**YOUR INSTRUCTIONS:**
All of the material below is to be restated word for word, apart from the pictures.

**PROVIDED MATERIAL:**
········

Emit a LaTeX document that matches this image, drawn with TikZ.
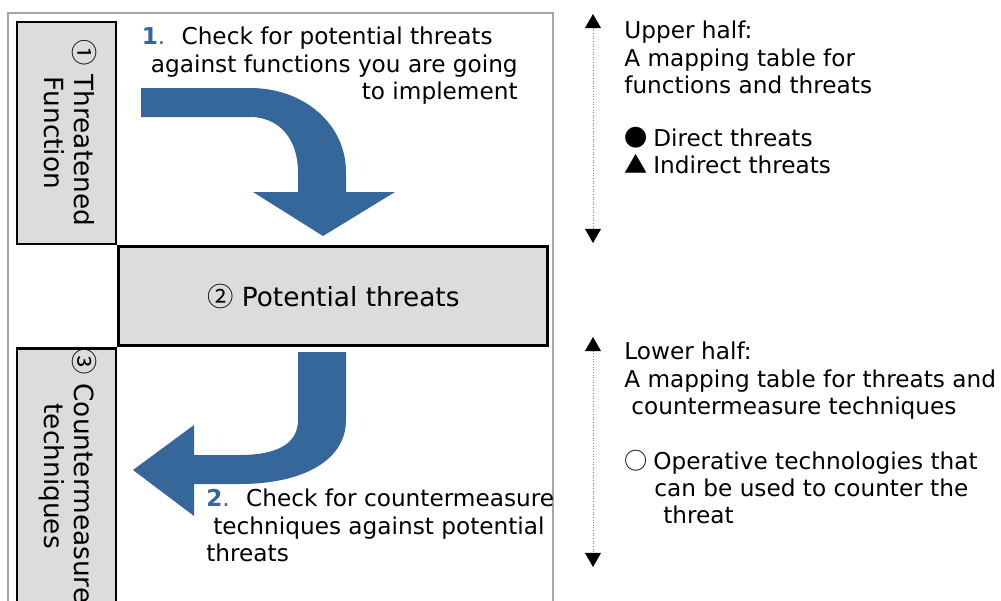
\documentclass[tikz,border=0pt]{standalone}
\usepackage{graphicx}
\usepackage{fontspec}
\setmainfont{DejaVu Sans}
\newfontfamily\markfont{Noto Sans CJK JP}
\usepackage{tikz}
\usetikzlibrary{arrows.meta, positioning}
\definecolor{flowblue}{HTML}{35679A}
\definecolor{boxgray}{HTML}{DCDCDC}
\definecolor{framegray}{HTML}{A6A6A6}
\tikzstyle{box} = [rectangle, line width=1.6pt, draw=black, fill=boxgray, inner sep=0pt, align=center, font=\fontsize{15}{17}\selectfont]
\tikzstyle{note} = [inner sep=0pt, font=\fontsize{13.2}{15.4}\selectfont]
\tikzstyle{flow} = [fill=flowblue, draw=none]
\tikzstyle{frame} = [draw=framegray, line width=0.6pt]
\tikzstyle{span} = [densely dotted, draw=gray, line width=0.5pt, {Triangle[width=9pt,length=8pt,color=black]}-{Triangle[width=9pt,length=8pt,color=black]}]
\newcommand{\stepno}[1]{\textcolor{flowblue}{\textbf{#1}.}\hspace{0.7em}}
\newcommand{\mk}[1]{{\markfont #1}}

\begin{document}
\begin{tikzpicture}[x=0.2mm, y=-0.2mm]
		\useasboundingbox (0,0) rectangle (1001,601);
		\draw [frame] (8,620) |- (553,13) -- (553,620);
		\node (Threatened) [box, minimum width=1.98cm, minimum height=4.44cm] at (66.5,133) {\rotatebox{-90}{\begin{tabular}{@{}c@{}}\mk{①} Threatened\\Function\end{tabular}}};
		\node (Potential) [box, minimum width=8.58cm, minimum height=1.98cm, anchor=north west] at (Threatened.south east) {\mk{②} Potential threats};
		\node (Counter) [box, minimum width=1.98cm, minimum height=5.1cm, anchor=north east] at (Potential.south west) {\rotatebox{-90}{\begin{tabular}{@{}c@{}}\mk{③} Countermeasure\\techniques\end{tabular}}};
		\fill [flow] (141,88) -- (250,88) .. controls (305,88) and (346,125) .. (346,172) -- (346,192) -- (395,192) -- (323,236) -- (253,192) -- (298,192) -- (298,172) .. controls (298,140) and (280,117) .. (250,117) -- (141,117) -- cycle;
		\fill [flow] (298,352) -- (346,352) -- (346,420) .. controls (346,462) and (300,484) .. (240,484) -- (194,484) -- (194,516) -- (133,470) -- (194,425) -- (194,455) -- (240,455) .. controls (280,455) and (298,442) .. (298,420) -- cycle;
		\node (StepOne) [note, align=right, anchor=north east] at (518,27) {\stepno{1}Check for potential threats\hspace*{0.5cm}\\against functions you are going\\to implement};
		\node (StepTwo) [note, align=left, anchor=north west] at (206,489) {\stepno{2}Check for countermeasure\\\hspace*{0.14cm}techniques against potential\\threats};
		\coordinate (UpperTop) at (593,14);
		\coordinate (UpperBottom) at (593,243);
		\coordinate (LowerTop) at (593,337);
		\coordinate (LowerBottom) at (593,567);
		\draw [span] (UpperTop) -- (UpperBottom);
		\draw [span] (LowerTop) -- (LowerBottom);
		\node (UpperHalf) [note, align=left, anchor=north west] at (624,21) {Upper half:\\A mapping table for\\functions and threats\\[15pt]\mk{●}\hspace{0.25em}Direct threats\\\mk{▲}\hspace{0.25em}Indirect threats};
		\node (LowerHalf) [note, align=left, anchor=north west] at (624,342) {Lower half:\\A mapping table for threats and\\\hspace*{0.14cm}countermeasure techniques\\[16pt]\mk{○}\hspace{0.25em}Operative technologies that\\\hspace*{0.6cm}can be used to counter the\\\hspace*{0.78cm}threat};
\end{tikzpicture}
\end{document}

········

**RESPONSE:**
Emit a LaTeX document that matches this image, drawn with TikZ.
\documentclass[tikz,border=0pt]{standalone}
\usepackage{graphicx}
\usepackage{fontspec}
\setmainfont{DejaVu Sans}
\newfontfamily\markfont{Noto Sans CJK JP}
\usepackage{tikz}
\usetikzlibrary{arrows.meta, positioning}
\definecolor{flowblue}{HTML}{35679A}
\definecolor{boxgray}{HTML}{DCDCDC}
\definecolor{framegray}{HTML}{A6A6A6}
\tikzstyle{box} = [rectangle, line width=1.6pt, draw=black, fill=boxgray, inner sep=0pt, align=center, font=\fontsize{15}{17}\selectfont]
\tikzstyle{note} = [inner sep=0pt, font=\fontsize{13.2}{15.4}\selectfont]
\tikzstyle{flow} = [fill=flowblue, draw=none]
\tikzstyle{frame} = [draw=framegray, line width=0.6pt]
\tikzstyle{span} = [densely dotted, draw=gray, line width=0.5pt, {Triangle[width=9pt,length=8pt,color=black]}-{Triangle[width=9pt,length=8pt,color=black]}]
\newcommand{\stepno}[1]{\textcolor{flowblue}{\textbf{#1}.}\hspace{0.7em}}
\newcommand{\mk}[1]{{\markfont #1}}

\begin{document}
\begin{tikzpicture}[x=0.2mm, y=-0.2mm]
		\useasboundingbox (0,0) rectangle (1001,601);
		\draw [frame] (8,620) |- (553,13) -- (553,620);
		\node (Threatened) [box, minimum width=1.98cm, minimum height=4.44cm] at (66.5,133) {\rotatebox{-90}{\begin{tabular}{@{}c@{}}\mk{①} Threatened\\Function\end{tabular}}};
		\node (Potential) [box, minimum width=8.58cm, minimum height=1.98cm, anchor=north west] at (Threatened.south east) {\mk{②} Potential threats};
		\node (Counter) [box, minimum width=1.98cm, minimum height=5.1cm, anchor=north east] at (Potential.south west) {\rotatebox{-90}{\begin{tabular}{@{}c@{}}\mk{③} Countermeasure\\techniques\end{tabular}}};
		\fill [flow] (141,88) -- (250,88) .. controls (305,88) and (346,125) .. (346,172) -- (346,192) -- (395,192) -- (323,236) -- (253,192) -- (298,192) -- (298,172) .. controls (298,140) and (280,117) .. (250,117) -- (141,117) -- cycle;
		\fill [flow] (298,352) -- (346,352) -- (346,420) .. controls (346,462) and (300,484) .. (240,484) -- (194,484) -- (194,516) -- (133,470) -- (194,425) -- (194,455) -- (240,455) .. controls (280,455) and (298,442) .. (298,420) -- cycle;
		\node (StepOne) [note, align=right, anchor=north east] at (518,27) {\stepno{1}Check for potential threats\hspace*{0.5cm}\\against functions you are going\\to implement};
		\node (StepTwo) [note, align=left, anchor=north west] at (206,489) {\stepno{2}Check for countermeasure\\\hspace*{0.14cm}techniques against potential\\threats};
		\coordinate (UpperTop) at (593,14);
		\coordinate (UpperBottom) at (593,243);
		\coordinate (LowerTop) at (593,337);
		\coordinate (LowerBottom) at (593,567);
		\draw [span] (UpperTop) -- (UpperBottom);
		\draw [span] (LowerTop) -- (LowerBottom);
		\node (UpperHalf) [note, align=left, anchor=north west] at (624,21) {Upper half:\\A mapping table for\\functions and threats\\[15pt]\mk{●}\hspace{0.25em}Direct threats\\\mk{▲}\hspace{0.25em}Indirect threats};
		\node (LowerHalf) [note, align=left, anchor=north west] at (624,342) {Lower half:\\A mapping table for threats and\\\hspace*{0.14cm}countermeasure techniques\\[16pt]\mk{○}\hspace{0.25em}Operative technologies that\\\hspace*{0.6cm}can be used to counter the\\\hspace*{0.78cm}threat};
\end{tikzpicture}
\end{document}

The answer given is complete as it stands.